“I rejoiced in the Lord greatly that now at length you have revived your concern for me. You were indeed concerned for me, but you had no opportunity. Not that I am speaking of being in need, for I have learned in whatever situation I am to be CONTENT. I know how to be brought low, and I know how to abound. In any and every circumstance. I have learned the secret of facing plenty and hunger, abundance and need. I can do all things through Christ who strengthens me.”
Philippians 4:10-13
An 80 year
old man reminded me of how truly blessed I am, as I watched him clean his
“cement mixture” with a stick and water while sitting in a chair provided by
him. His kind heart astonished me, he had opened up his house to two strangers
my host sister and I. He allowed us to use his immaculate outhouse that had
been built solely by him. In its pristine qualities you could see his pride in
all the work he had completed. From his house, to the outhouse, the shed in the
back, and the new wall he was building around the yard. All were clean cut and
spectacular, and built only by him. Before we left, he motioned for my host
sister and I to follow him along a narrow path. When we reached the top of a
small hill and looked over we discovered a glorious site. The mountains and
fields were luscious with green and rich in brown from the soil. As we left I
thanked him in Se Sutu (the language). But it was more than that; with the
language barrier aside the gentle smile and warmhearted greeting meant so much
to me. As I looked back, I was hit by the reality that I take for granted what
I have. This generous man opened his house for strangers, and yet I cannot even
do that. He smiled over the little things such as showing a beautiful site to
two young girls. He taught me a very valuable lesson that day, to appreciate
the little things.

Radiant smiles beamed from the overjoyed children in the village. The exhilarating energy that flowed from them bled into you. It was amazing seeing them, running along the road, playing games, or singing. The energy of the entire village was uplifting though. The times when we had ‘dance parties’ I know the locals would laugh at me until their stomachs hurt, but there I was dancing my heart out. Trying to learn new dances, and it was not easy but many relationships were built off of that time. One of the most challenging things I learned how to do, but I got down, was carrying water on my head. Let me tell you that was really difficult! But I was quite ecstatic once I got it down! I learned many more things in the village, by walking with the people, talking to them, learning Se Sutu (their language), singing with them. In the 2 weeks I was there I probably met almost everyone in the village, which was amazing to me. I learned how to build relationships in non-verbal ways, because most of the people did not speak English. So dancing and singing was the most common. I was elated that the people were so happy to greet me during the day. My lesson was learned, and I tried to live it out as best as I could.
As the cool
wind refreshed my weltered body, I enjoyed God’s splendid masterpiece of
glistening waterfalls cascading down into the cool river that ran into the rich
and luscious fields of Holloh. I am at peace, sweet serenity succumbs my body
and I am restored as I stand atop a mountain. Alongside me is my host sister,
Emily, Shane, Paseka, and ‘Tabesang. We had made it, our journey was complete,
and the mountain was conquered. God in that moment answered the word I he had
given to me in Namibia, restoration. As the powerful winds beat upon my body I
laid back on the rock and closed my heavy eyes, and my strength was returned.
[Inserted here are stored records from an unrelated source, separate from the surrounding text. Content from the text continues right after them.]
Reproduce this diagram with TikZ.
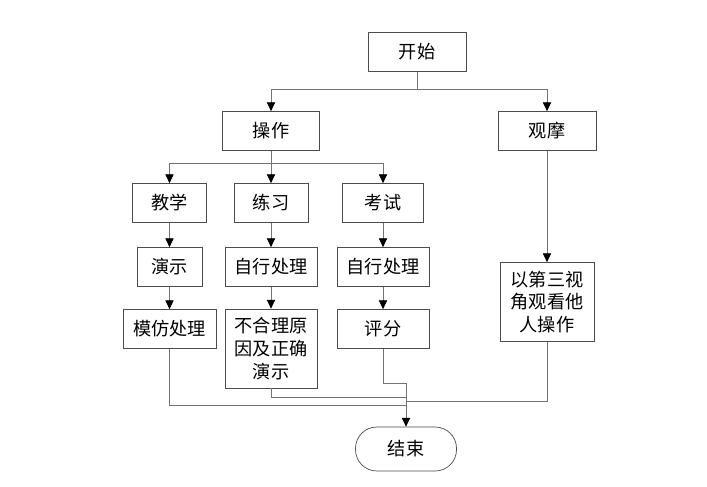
\documentclass[tikz,border=0pt]{standalone}
\usepackage{fontspec}
\setmainfont{Noto Sans CJK SC}
\usetikzlibrary{arrows.meta, calc}

\definecolor{ink}{gray}{0.30}
\definecolor{wire}{gray}{0.45}

\begin{document}
\begin{tikzpicture}[
  x=0.03cm, y=-0.03cm,
  box/.style={draw=ink, line width=.6pt, align=center, inner sep=0pt,
              font=\fontsize{15.5}{19.5}\selectfont, minimum height=1.17cm},
  tall/.style={box, minimum height=2.37cm},
  term/.style={box, rounded corners=0.64cm, minimum width=3.03cm, minimum height=1.32cm},
  ln/.style={draw=wire, line width=.6pt},
  ar/.style={ln, -{Triangle[length=7.5pt, width=7pt, color=black]}},
]
\useasboundingbox (0,0) rectangle (707,487);

\node[box, minimum width=2.94cm] (start) at (417,52)    {开始};
\node[box, minimum width=2.91cm] (op)    at (271,131)   {操作};
\node[box, minimum width=2.94cm] (obs)   at (547,131)   {观摩};

\node[box, minimum width=2.22cm] (teach) at (169.5,203) {教学};
\node[box, minimum width=2.22cm] (prac)  at (271,203)   {练习};
\node[box, minimum width=2.43cm] (exam)  at (383,203)   {考试};

\node[box, minimum width=1.95cm] (demo)  at (169.5,267) {演示};
\node[box, minimum width=2.76cm] (self)  at (271,267)   {自行处理};
\node[box, minimum width=2.76cm] (selfb) at (383,267)   {自行处理};

\node[box, minimum width=2.79cm] (imit)  at (169.5,329) {模仿处理};
\node[tall, minimum width=2.76cm] (why)  at (271,348.5) {不合理原\\因及正确\\演示};
\node[box, minimum width=2.76cm] (score) at (383,329)   {评分};
\node[tall, minimum width=2.82cm] (third) at (547,302)  {以第三视\\角观看他\\人操作};

\node[term] (end) at (406,449) {结束};

% junctions
\coordinate (top)  at (417,89);
\coordinate (mid)  at (271,163);
\coordinate (jsc)  at (406,383);
\coordinate (jwhy) at (406,397);
\coordinate (jobs) at (406,401);
\coordinate (jim)  at (406,405);

\draw[ln] (start) -- (top);
\draw[ar] (top) -| (op);
\draw[ar] (top) -| (obs);

\draw[ln] (op) -- (mid);
\draw[ar] (mid) -| (teach);
\draw[ar] (mid) -- (prac);
\draw[ar] (mid) -| (exam);

\draw[ar] (teach) -- (demo);
\draw[ar] (prac) -- (self);
\draw[ar] (exam) -- (selfb);
\draw[ar] (demo) -- (imit);
\draw[ar] (self) -- (why);
\draw[ar] (selfb) -- (score);
\draw[ar] (obs) -- (third);

\draw[ln] (imit) |- (jim);
\draw[ln] (why) |- (jwhy);
\draw[ln] (third) |- (jobs);
\draw[ar] (score) |- (jsc) -- (end);
\end{tikzpicture}
\end{document}
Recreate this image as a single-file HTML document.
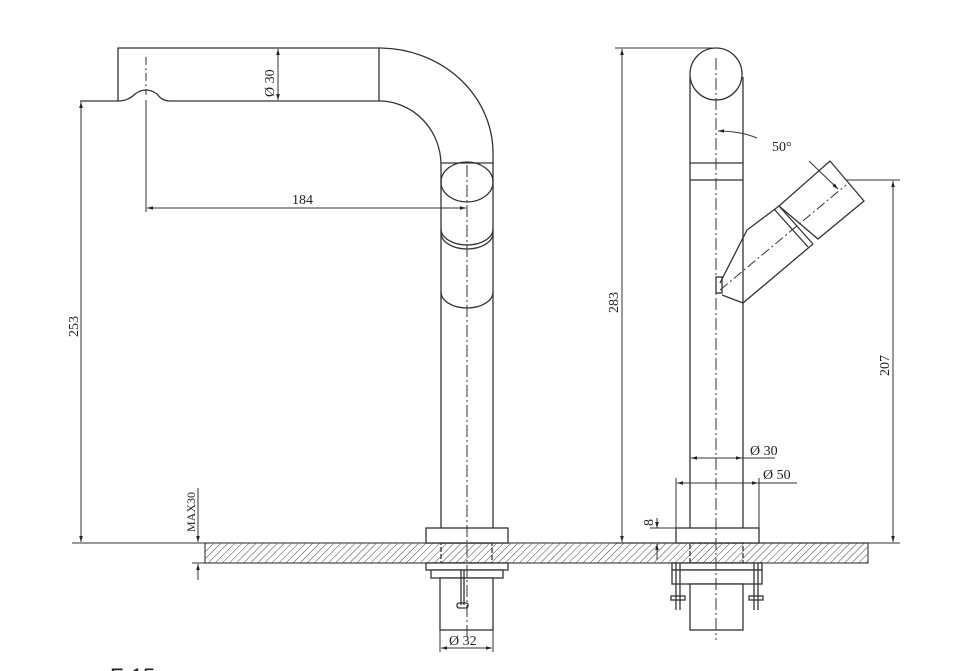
<!DOCTYPE html>
<html><head><style>body{margin:0;background:#fff}svg{display:block}text{font-family:"Liberation Serif",serif;fill:#222}</style></head>
<body>
<svg width="959" height="671" viewBox="0 0 959 671" xmlns="http://www.w3.org/2000/svg">
<defs>
<pattern id="h" width="5" height="5" patternUnits="userSpaceOnUse" patternTransform="rotate(45)"><line x1="0" y1="0" x2="0" y2="5" stroke="#444" stroke-width="1"/></pattern>
<marker id="a" viewBox="0 0 10 10" refX="10" refY="5" markerWidth="8" markerHeight="6" orient="auto-start-reverse"><path d="M0,2L10,5L0,8z" fill="#222"/></marker>
</defs>
<g fill="none" stroke="#333" stroke-width="1.3">
<rect x="205" y="543" width="663" height="20" fill="url(#h)" stroke="#555"/>
<path d="M118,101 V48 H379 A114,105 0 0 1 493,153 V528"/>
<path d="M80,101 H118 Q128,101 135,94 Q146,86 157,94 Q162,101 170,101 H379 A62,64 0 0 1 441,165 V528"/>
<line x1="379" y1="48" x2="379" y2="101"/>
<line x1="441" y1="163" x2="493" y2="163"/>
<ellipse cx="467" cy="182" rx="26" ry="20"/>
<path d="M441,229 A26,16 0 0 0 493,229"/><path d="M441,233 A26,16 0 0 0 493,233"/>
<path d="M441,292 A26,16 0 0 0 493,292"/>
<rect x="426" y="528" width="82" height="15" fill="#fff"/>
<rect x="441" y="543" width="51" height="20" stroke-dasharray="5 2"/>
<rect x="426" y="563" width="82" height="7" fill="#fff"/>
<rect x="431" y="570" width="72" height="8" fill="#fff"/>
<rect x="440" y="578" width="53" height="52" fill="#fff"/>
<line x1="461" y1="570" x2="461" y2="605"/><line x1="464" y1="570" x2="464" y2="605"/>
<rect x="457" y="603" width="11" height="5" rx="2"/>
<path d="M690,77 V528 M743,77 V528"/>
<circle cx="716" cy="74" r="26" fill="#fff"/>
<line x1="690" y1="163" x2="743" y2="163"/><line x1="690" y1="180" x2="743" y2="180"/>
<path d="M830,161 L864,201 L818,239 L779,206 Z" fill="#fff"/>
<path d="M779,206 L747,230 L720,283 M813,244 L743,303 L722,295 M779,206 L813,244 M774,209 L808,247"/>
<rect x="716" y="277" width="6" height="16"/>
<rect x="676" y="528" width="83" height="15" fill="#fff"/>
<rect x="690" y="543" width="53" height="20" stroke-dasharray="5 2"/>
<rect x="672" y="563" width="90" height="7" fill="#fff"/>
<rect x="672" y="570" width="90" height="14" fill="#fff"/>
<rect x="690" y="584" width="53" height="46" fill="#fff"/>
<line x1="676" y1="563" x2="676" y2="610"/><line x1="680" y1="563" x2="680" y2="610"/>
<line x1="754" y1="563" x2="754" y2="610"/><line x1="758" y1="563" x2="758" y2="610"/>
<rect x="671" y="596" width="14" height="4"/><rect x="749" y="596" width="14" height="4"/>
</g>
<g stroke="#333" stroke-width="1" fill="none">
<line x1="467" y1="165" x2="467" y2="640" stroke-dasharray="12 3 2 3"/>
<line x1="716" y1="58" x2="716" y2="640" stroke-dasharray="12 3 2 3"/>
<line x1="146" y1="57" x2="146" y2="95" stroke-dasharray="8 3 2 3"/>
<line x1="720" y1="290" x2="846" y2="185" stroke-dasharray="10 3 2 3"/>
<line x1="146" y1="100" x2="146" y2="212"/>
<line x1="147" y1="208" x2="466" y2="208" marker-start="url(#a)" marker-end="url(#a)"/>
<line x1="278" y1="49" x2="278" y2="100" marker-start="url(#a)" marker-end="url(#a)"/>
<line x1="81" y1="102" x2="81" y2="542" marker-start="url(#a)" marker-end="url(#a)"/>
<line x1="72" y1="543" x2="205" y2="543"/>
<line x1="198" y1="488" x2="198" y2="542" marker-end="url(#a)"/>
<line x1="198" y1="580" x2="198" y2="564" marker-end="url(#a)"/>
<line x1="192" y1="563" x2="205" y2="563"/>
<line x1="440" y1="630" x2="440" y2="652"/><line x1="493" y1="630" x2="493" y2="652"/>
<line x1="441" y1="648" x2="492" y2="648" marker-start="url(#a)" marker-end="url(#a)"/>
<line x1="615" y1="48" x2="716" y2="48"/>
<line x1="622" y1="49" x2="622" y2="542" marker-start="url(#a)" marker-end="url(#a)"/>
<line x1="615" y1="543" x2="900" y2="543"/>
<line x1="847" y1="180" x2="900" y2="180"/>
<line x1="893" y1="181" x2="893" y2="542" marker-start="url(#a)" marker-end="url(#a)"/>
<line x1="691" y1="458" x2="742" y2="458" marker-start="url(#a)" marker-end="url(#a)"/>
<line x1="742" y1="458" x2="775" y2="458"/>
<line x1="676" y1="478" x2="676" y2="528"/><line x1="759" y1="478" x2="759" y2="528"/>
<line x1="677" y1="483" x2="758" y2="483" marker-start="url(#a)" marker-end="url(#a)"/>
<line x1="758" y1="483" x2="797" y2="483"/>
<line x1="657" y1="518" x2="657" y2="528" marker-end="url(#a)"/>
<line x1="657" y1="560" x2="657" y2="544" marker-end="url(#a)"/>
<line x1="650" y1="528" x2="676" y2="528"/>
<path d="M757,138 Q740,131 718,131" marker-end="url(#a)"/>
<line x1="809" y1="161" x2="838" y2="189" marker-end="url(#a)"/>
</g>
<g font-size="14">
<text x="292" y="204">184</text>
<text transform="translate(274,97) rotate(-90)">Ø 30</text>
<text transform="translate(78,337) rotate(-90)">253</text>
<text transform="translate(195,532) rotate(-90)" font-size="12">MAX30</text>
<text x="449" y="645">Ø 32</text>
<text transform="translate(618,313) rotate(-90)">283</text>
<text transform="translate(889,376) rotate(-90)">207</text>
<text x="772" y="151">50°</text>
<text x="750" y="455">Ø 30</text>
<text x="763" y="479">Ø 50</text>
<text transform="translate(653,526) rotate(-90)">8</text>
</g>
<text x="110" y="684" font-size="22" style="font-family:'Liberation Sans',sans-serif">F-15</text>
</svg>
</body></html>
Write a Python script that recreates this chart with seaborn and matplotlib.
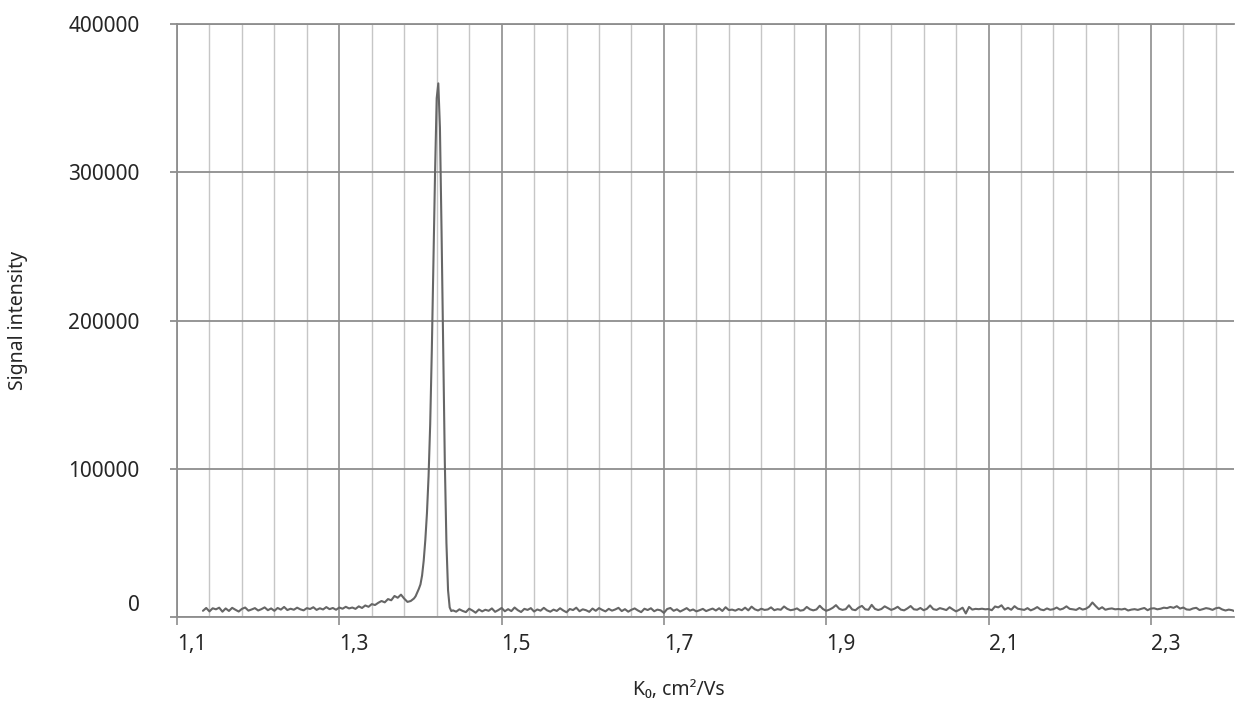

Not just physically, but mentally and spiritually. God had upheld his promise,
what a perfect moment. 
It’s the
little things I remember the most, the things that matter the most to me. I
used to believe that it was all about the big projects. That is what missions
were all about. Go build a house and come home, but I was so miss guided. It is
about the simple things in life, the small things that matter. What do we
cherish the most in our lives? Most of the time it’s a relationship, and if we
ask an item it might end up being a small item. For me I cherish my
relationship with my fiancé, mom, and God. And if it were to be an item it
would be a small teddy bear I got as a child. Little things. Or moments. I
started to notice that as the trip progressed God really rocked my views and opened
my eyes. I am so blessed and I have what I need. I am not in want, I am blessed
with so much and yet I am unhappy. But then look at this family who has nothing
literally a mud hut, 1 field, a few dishes and they are in good spirits all the
time. I had to take a step back, because of the conviction I felt in my heart.
Then I began to enjoy the small things: the dances, songs, cooking over the
fire, sitting down and having a conversation in broken English for about an
hour, and building relationships without words. These are the things to hold
on. Small events, relationships, simple things, bless them because many times
they are simply forgotten by society.